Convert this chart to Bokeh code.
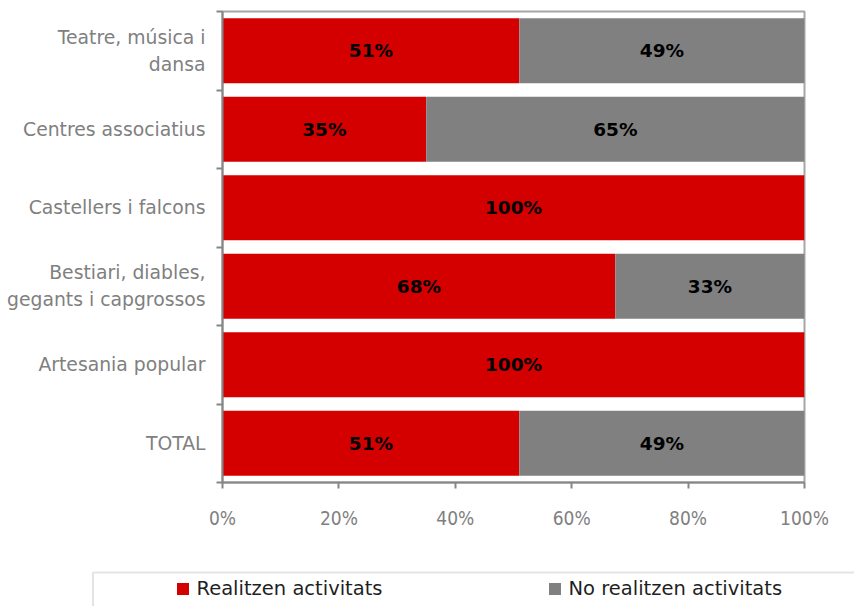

##########

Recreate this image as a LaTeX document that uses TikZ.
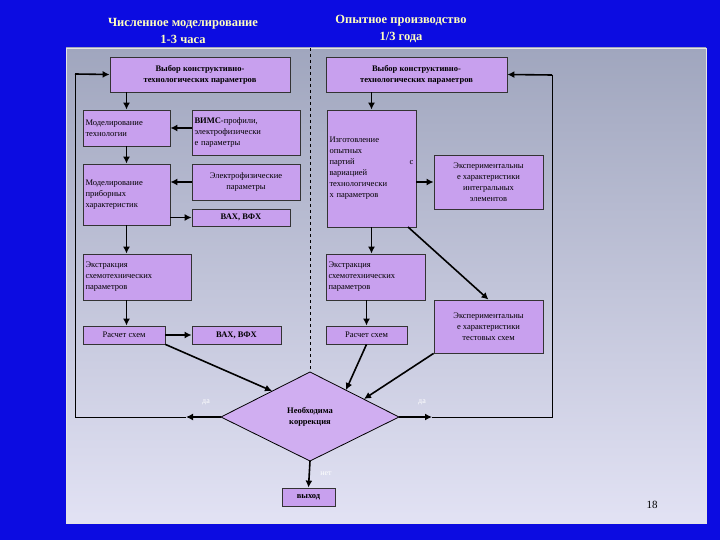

##########

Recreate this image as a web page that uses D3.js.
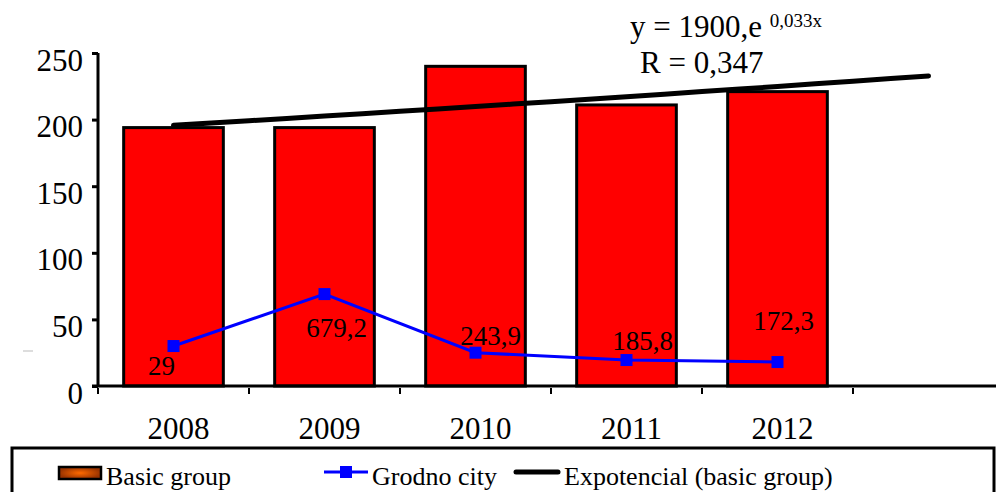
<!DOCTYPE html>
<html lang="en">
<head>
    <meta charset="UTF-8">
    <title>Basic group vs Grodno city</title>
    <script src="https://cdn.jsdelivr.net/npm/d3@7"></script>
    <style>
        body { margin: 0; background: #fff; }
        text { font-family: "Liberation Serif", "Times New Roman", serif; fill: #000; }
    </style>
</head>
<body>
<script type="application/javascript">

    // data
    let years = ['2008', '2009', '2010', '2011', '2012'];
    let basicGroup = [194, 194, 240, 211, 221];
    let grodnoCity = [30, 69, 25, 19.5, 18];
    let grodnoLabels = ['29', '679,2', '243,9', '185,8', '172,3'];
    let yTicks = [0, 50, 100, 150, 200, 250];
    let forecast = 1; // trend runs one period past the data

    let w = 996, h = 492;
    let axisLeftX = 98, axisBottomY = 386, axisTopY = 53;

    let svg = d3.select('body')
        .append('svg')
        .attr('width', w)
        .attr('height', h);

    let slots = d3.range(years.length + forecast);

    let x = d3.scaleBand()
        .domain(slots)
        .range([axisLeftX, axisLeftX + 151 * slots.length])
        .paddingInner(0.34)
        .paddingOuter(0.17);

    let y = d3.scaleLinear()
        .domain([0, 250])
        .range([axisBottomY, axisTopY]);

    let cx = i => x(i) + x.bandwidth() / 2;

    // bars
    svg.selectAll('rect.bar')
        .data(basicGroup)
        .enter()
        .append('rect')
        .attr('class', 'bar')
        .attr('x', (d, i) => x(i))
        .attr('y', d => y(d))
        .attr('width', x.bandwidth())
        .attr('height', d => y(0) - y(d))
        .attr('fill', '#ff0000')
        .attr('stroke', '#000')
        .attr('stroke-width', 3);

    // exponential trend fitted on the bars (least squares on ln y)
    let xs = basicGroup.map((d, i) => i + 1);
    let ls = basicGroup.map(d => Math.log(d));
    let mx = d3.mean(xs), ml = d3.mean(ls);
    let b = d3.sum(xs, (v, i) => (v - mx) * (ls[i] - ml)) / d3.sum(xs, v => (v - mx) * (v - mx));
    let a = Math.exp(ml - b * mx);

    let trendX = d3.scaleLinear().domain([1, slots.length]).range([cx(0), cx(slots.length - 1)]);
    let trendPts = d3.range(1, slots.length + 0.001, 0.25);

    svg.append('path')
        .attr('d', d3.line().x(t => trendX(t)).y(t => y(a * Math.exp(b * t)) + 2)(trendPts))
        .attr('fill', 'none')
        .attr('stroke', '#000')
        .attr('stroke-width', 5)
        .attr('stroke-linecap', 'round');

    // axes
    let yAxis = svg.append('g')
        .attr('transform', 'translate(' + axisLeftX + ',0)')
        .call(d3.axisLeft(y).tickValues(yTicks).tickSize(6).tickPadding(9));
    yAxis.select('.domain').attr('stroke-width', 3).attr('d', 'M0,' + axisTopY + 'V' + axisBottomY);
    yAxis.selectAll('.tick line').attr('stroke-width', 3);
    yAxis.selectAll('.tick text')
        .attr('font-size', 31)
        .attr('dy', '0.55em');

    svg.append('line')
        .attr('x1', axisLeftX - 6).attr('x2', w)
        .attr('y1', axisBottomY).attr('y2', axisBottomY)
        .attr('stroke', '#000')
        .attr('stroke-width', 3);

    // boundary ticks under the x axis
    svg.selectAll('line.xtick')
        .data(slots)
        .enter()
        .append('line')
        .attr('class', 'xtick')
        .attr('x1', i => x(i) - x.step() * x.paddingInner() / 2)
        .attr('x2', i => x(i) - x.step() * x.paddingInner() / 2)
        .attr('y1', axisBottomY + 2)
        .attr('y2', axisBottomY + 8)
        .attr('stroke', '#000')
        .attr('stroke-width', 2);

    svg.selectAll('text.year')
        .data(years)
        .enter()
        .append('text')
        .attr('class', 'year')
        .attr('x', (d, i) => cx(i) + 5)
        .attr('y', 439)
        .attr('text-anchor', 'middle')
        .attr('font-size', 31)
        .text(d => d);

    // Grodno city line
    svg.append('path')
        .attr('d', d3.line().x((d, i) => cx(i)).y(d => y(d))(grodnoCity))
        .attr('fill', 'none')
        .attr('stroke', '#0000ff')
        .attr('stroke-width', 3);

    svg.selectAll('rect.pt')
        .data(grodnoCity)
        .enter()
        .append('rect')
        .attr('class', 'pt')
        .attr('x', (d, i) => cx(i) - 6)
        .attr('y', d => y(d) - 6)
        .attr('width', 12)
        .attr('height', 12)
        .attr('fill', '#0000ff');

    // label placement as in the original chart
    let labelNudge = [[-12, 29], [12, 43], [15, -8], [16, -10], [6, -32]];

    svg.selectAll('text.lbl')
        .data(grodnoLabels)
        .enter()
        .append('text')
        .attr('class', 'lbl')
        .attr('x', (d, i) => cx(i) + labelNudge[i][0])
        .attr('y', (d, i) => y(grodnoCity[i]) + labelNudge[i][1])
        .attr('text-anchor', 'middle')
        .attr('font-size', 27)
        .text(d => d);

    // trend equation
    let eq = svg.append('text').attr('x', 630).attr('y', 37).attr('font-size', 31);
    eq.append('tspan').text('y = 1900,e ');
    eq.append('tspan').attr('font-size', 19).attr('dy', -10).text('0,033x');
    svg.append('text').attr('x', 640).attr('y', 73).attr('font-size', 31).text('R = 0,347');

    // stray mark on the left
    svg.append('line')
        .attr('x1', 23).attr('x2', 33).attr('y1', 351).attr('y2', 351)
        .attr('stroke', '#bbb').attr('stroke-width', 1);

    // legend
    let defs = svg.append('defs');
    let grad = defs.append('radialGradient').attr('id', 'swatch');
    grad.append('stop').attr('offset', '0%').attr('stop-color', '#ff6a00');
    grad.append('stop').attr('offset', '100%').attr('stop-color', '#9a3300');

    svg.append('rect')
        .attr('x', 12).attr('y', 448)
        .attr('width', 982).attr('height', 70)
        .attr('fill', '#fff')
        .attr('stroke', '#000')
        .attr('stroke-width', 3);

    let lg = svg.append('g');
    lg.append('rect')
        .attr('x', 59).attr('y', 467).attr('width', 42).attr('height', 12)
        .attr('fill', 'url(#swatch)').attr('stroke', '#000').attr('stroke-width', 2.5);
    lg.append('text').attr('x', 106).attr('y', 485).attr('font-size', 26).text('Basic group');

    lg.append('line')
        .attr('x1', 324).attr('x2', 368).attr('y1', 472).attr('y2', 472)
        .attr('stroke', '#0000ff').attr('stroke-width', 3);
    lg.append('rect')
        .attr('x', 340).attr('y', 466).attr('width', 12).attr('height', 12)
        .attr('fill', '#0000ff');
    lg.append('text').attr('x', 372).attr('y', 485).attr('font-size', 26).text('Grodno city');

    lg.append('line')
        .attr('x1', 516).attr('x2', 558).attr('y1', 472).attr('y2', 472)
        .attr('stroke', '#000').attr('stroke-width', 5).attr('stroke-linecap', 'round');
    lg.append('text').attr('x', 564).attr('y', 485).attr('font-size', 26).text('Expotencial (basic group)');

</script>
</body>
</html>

##########

Work to be completed:
Say how many lines of the data hold the string "that". Reply with the number alone.

Answer:
2